The person who asks the questions defines the boundaries of the truth. When a court hears from a child directly, the judge retains the power to clarify ambiguity in real time, follow a sudden lead, or test the child’s phrasing.

A summary is a static product that we are asked to accept; a live exchange subject to a contemporaneous verbatim recording is a dynamic process. A report of an alleged interview reflects the questions someone else chose to ask and the framing of that interview that someone else chose to apply. Once that conversation is over and reduced to paper or oral report, there is no cross-examination.

IV. The Loss of Context and “Negative Evidence”

Summaries rely on compression, and compression removes meaning. When we lose the sequence of a conversation, we lose the context where the truth actually resides.

Perhaps more importantly, we lose negative evidence. In these cases, what a child avoids saying is often more probative than what they volunteer. Direct interaction allows a judge to observe:

  • Deflection and Evasion: How the child pivots away from certain names or topics.
  • Coached Inconsistency: The “rehearsed” answer that crumbles under a slight change in phrasing.
  • The Weighted Silence: The gap between a question and an answer where the “real” response often lives.

There is also the matter of intentional omission. When a court relies on a summary, it cannot see the questions that were never asked. An interviewer—whether through bias or a lack of skill—may steer the conversation away from a subject or simply fail to follow a relevant thread.

If a child is asked three times about a specific event and never answers directly, that silence is a loud, vital piece of data. But if the interviewer fails to ask a key question, the summary will never reflect that void. A summary captures content; it rarely captures the significance of an absence—whether that silence originates with the child or the interviewer.

V. The Leap of Faith: Trusting the Interview Occurred

The most fundamental flaw in the summary-only model is that it requires the court to believe—without proof—that the interview took place at all, and took place exactly as reported.

In every other area of law, we demand a record. We don’t take a police officer’s word that a suspect was Mirandized; we look for the signed card or the bodycam footage. We don’t take a court reporter’s word that a witness showed up; we review the recording.

But when a court relies on an unrecorded summary from an intermediary, it is accepting a “black box” process. The court is forced to assume:

  • The interview lasted as long as claimed.
  • The circumstances and environment in which the interview took place were conducive to eliciting candid, forthright responses.
  • The questions were asked in the manner described.
  • The child’s “statements” weren’t actually leading prompts from the interviewer.
  • The interviewer didn’t omit entire segments of the conversation that contradicted their ultimate recommendation.

Without a recording or a direct hearing, the court isn’t weighing evidence—it is weighing the credibility of the intermediary.

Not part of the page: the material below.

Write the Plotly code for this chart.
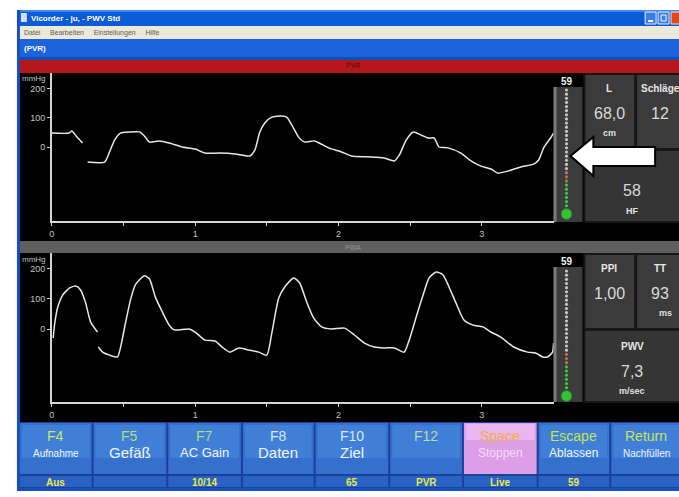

If there is no record to verify, the court has no way to distinguish between a diligent investigation and accurate reporting and mere fabrication.

VI. The Collapse of Reviewability

A preserved interaction allows for the detection of error. Without a record, errors simply vanish into the ether. If the interaction isn’t recorded, we cannot see the leading questions, the framing bias, or the blatant misinterpretations. We are left only with a story about what happened, rather than a record of the event itself.

The domino effect is inevitable:

  1. Invisible errors cannot be corrected.
  2. Uncorrected errors cannot be reviewed.
  3. Unreviewable errors cannot support a defensible ruling.

Courts are required to base findings on evidence that can be scrutinized.

When the interaction is not preserved, the interaction itself becomes meaningless. Courts are required to base findings on evidence that can be scrutinized. When the underlying interaction is unrecorded, the foundation is inherently shaky. If the truth cannot be verified, it cannot be found. What is immune to challenge is unworthy of acceptance.

VII. The Shift from Adjudication to Review

When courts rely heavily on intermediary summaries, the judicial role shifts. Functionally, the judge moves from direct engagement with evidence to an evaluation of someone else’s account of that evidence. The court abdicates its independence. The more central the intermediary’s report becomes, the more the judge’s role resembles a “rubber stamp” review rather than a primary adjudication. This erodes the very legitimacy of the decision. Parties accept a ruling when the process was transparent and grounded in reality. When that visibility is reduced, so is the public’s confidence in the law.

VIII. The False Tradeoff: Protection vs. Accuracy

The system often presents a false choice: Protect the child or preserve the record. But the child is already being questioned. The trauma of the inquiry (if there is any—contrary to popular belief, we cannot simply assume it) is already happening. The only question is whether that questioning will be accountable and reviewable.

A developmentally appropriate, recorded interview protects the child while simultaneously protecting the integrity of the law. A system that does not preserve the interaction cannot claim to protect the child or subserve his best interest in any meaningful evidentiary sense.

IX. Conclusion: What Cannot Be Reviewed Cannot Be Weighed

When a judge does not hear from the child directly, the loss is not symbolic. It is substantive.

What is lost cannot be simulated through professional opinion or clever interpretation. What cannot be reviewed cannot be weighed. Once the interaction is lost, the distinction between fact and interpretation becomes impossible to verify.

When the court relies on a summary, it isn’t just trusting the intermediaries’ judgment—it is taking their memory, their honesty, and their lack of bias on faith, and all without a safety net that was available to it all along. Without a preserved record, the line between fact and fabrication is no longer something the court can meaningfully police.

A ruling that does not rest on verifiable evidence begins to resemble something other than law. It looks less like adjudication and more like fiat.